Developed alongside researchers at Glasgow School of Art, new world-first augmented reality (AR) technology to explain cleft lip and/or palate surgery to parents of young babies is to be rolled out for widespread patient use across Scotland.

The Cleft Lip Education Augmented Reality (CLEAR) project, led by the West of Scotland Innovation Hub, hosted by NHS Greater Glasgow and Clyde, provides families with a leaflet to be scanned via a smartphone or tablet app to see a visual demonstration of the operation their child will go through. 

Augmented reality results in the leaflet coming to life with an interactive 3D model appearing in the room to walk parents through the procedure. The technology will now be available for use by patients and their families following a successful trial in NHS Greater Glasgow and Clyde at the Royal Hospital for Children.

During the three-year trial period, it has been used to provide information and reassurance to 42 families whose babies were undergoing surgery for a cleft lip and/or palate. 

It will now be available to all parents whose children are due to have this type of operation in the health board area, and it is hoped it will be rolled out nationally in the future. 

Around 90 babies are born with a cleft lip and/or palate in Scotland each year, and may require one or more surgical procedures to repair a gap or split in their upper lip and/or the roof of their mouth. 

The CLEAR interactive interface has been developed to help families better understand what will happen during their child’s procedures and is the first of its kind anywhere in the world. 

The visual element of the leaflet also supports parents for whom English is not their first language, and those with dyslexia who may have previously struggled with a traditional text-only paper leaflet.

One dad, who took part in the trial ahead of his daughter having surgery, said:

“It was a lot more informative and easier to understand.

“I think it would help younger parents who are going through the same situation as myself with my daughter.

“It’s easier to take in than just reading sentence after sentence on a page, and it actually shortens your research time not having to sit and look on Google or wherever else you search.

“I think it’s a good idea and whoever thought of it is a genius.”

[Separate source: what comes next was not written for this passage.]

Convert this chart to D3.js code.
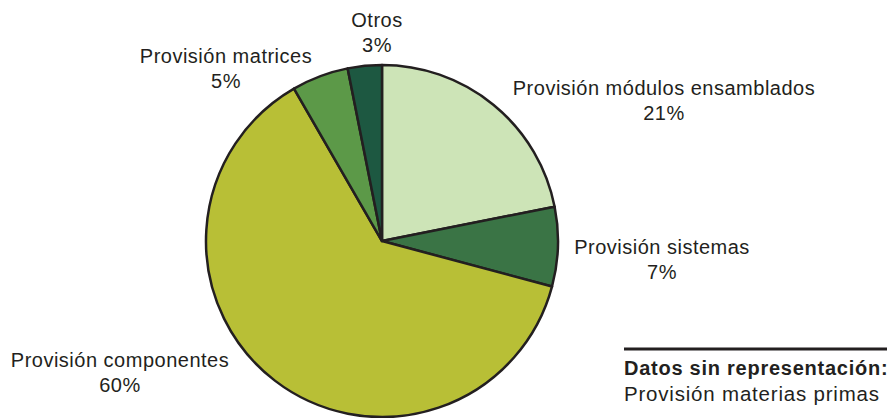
<!DOCTYPE html>
<html>
<head>
<meta charset="utf-8">
<script src="https://cdn.jsdelivr.net/npm/d3@7"></script>
<style>
  body { margin: 0; background: #fff; }
  text { font-family: "Liberation Sans", Arial, sans-serif; fill: #231f20; }
</style>
</head>
<body>
<div id="chart"></div>
<script>
// slices, clockwise from 12 o'clock
var categories = ["Provisión módulos ensamblados", "Provisión sistemas", "Provisión componentes", "Provisión matrices", "Otros"];
var values = [21, 7, 60, 5, 3];
var colorList = ["#cde4b7", "#3a7445", "#b8bf36", "#5c9948", "#1d5841"];
var noteTitle = "Datos sin representación:";
var noteItems = ["Provisión materias primas"];

// label anchors (centre x, baseline of first line)
var labelPos = [[664, 95], [662, 254], [120, 367], [226, 63], [377, 27]];

var width = 890, height = 418;
var cx = 382, cy = 241, radius = 176;
var lineGap = 25;

var svg = d3.select("#chart").append("svg")
    .attr("width", width)
    .attr("height", height);

var data = categories.map(function (c, i) {
    return { name: c, value: values[i] };
});

var pie = d3.pie()
    .sort(null)
    .value(function (d) { return d.value; });

var arc = d3.arc()
    .innerRadius(0)
    .outerRadius(radius);

var color = d3.scaleOrdinal()
    .domain(categories)
    .range(colorList);

var g = svg.append("g")
    .attr("transform", "translate(" + cx + "," + cy + ")");

g.selectAll("path")
    .data(pie(data))
    .enter().append("path")
    .attr("d", arc)
    .attr("fill", function (d) { return color(d.data.name); })
    .attr("stroke", "#231f20")
    .attr("stroke-width", 2.5)
    .attr("stroke-linejoin", "round");

var labels = svg.selectAll(".label")
    .data(data)
    .enter().append("text")
    .attr("class", "label")
    .attr("text-anchor", "middle")
    .attr("font-size", "20px")
    .attr("letter-spacing", "0.5px");

labels.append("tspan")
    .attr("x", function (d, i) { return labelPos[i][0]; })
    .attr("y", function (d, i) { return labelPos[i][1]; })
    .text(function (d) { return d.name; });

labels.append("tspan")
    .attr("x", function (d, i) { return labelPos[i][0]; })
    .attr("y", function (d, i) { return labelPos[i][1] + lineGap; })
    .text(function (d) { return d.value + "%"; });

// note box bottom right
var note = svg.append("g").attr("transform", "translate(624,349)");

note.append("line")
    .attr("x1", 0).attr("x2", 263)
    .attr("y1", 0).attr("y2", 0)
    .attr("stroke", "#231f20")
    .attr("stroke-width", 3);

note.append("text")
    .attr("x", 0).attr("y", 26)
    .attr("font-size", "20px")
    .attr("font-weight", "bold")
    .attr("letter-spacing", "0.75px")
    .text(noteTitle);

note.selectAll(".item")
    .data(noteItems)
    .enter().append("text")
    .attr("class", "item")
    .attr("x", 0)
    .attr("y", function (d, i) { return 52 + i * lineGap; })
    .attr("font-size", "20.5px")
    .attr("letter-spacing", "0.8px")
    .text(function (d) { return d; });
</script>
</body>
</html>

In separate feedback, another parent said:

“I prefer augmented reality because I struggle with my reading with Meares-Irlen dyslexia, which is issues with your eyes.

“It’s more interactive and so much easier to get information from it.”

Through the WoSIH, which is hosted by NHSGGC, the patient app was co-developed by Canniesburn Plastic Surgery Unit, The Glasgow School of Art and The National Cleft Service for Scotland, with funding from the Glasgow Children’s Hospital Charity.

Professor Steven Lo, Consultant Plastic Surgeon and WoSIH Innovation Fellow, previously told how the CLEAR leaflet takes inspiration from newspapers in the Harry Potter films that “come to life to tell a story”.

And speaking ahead of the roll out to patients, Prof Lo said:

“This technology, which is the first of its kind in the world, was developed with patient input and has had excellent feedback from parents who have used it during the initial trial in NHSGGC. 

“When a baby has to undergo a surgical procedure, it can be a very daunting and anxious time for parents.

“The scannable leaflet gives families the opportunity to learn more about what is going to happen, and provides a life-sized 3D visual demonstration, which helps to answer their questions and provide reassurance. 

“To ensure the augmented reality leaflet worked effectively for parents before rolling it out, a Randomised Controlled Trial was undertaken.

“This showed very strong benefits in terms of patient understanding and satisfaction, in comparison to a traditional patient leaflet. 

“We are delighted that this technology is now ready for patient use.”

Professor Paul Chapman, Director of Emerging Technology at The Glasgow School of Art, said:

“The Glasgow School of Art are pleased to have played an instrumental part in co-developing the Cleft Lip Augmented Reality leaflet app through our expertise in medical visualisation, 3D modelling and computer programming.

“This is a world first that will positively impact patients’ lives in Scotland and beyond.”

Kirsten Watson, CEO, Glasgow Children’s Hospital Charity, said: “Our generous donors, whose funding made this project possible, share a heartfelt commitment to innovation in children’s healthcare. We are delighted that more families will benefit from this pioneering work, and will continue to raise vital funds to develop the very latest technology here in Glasgow.”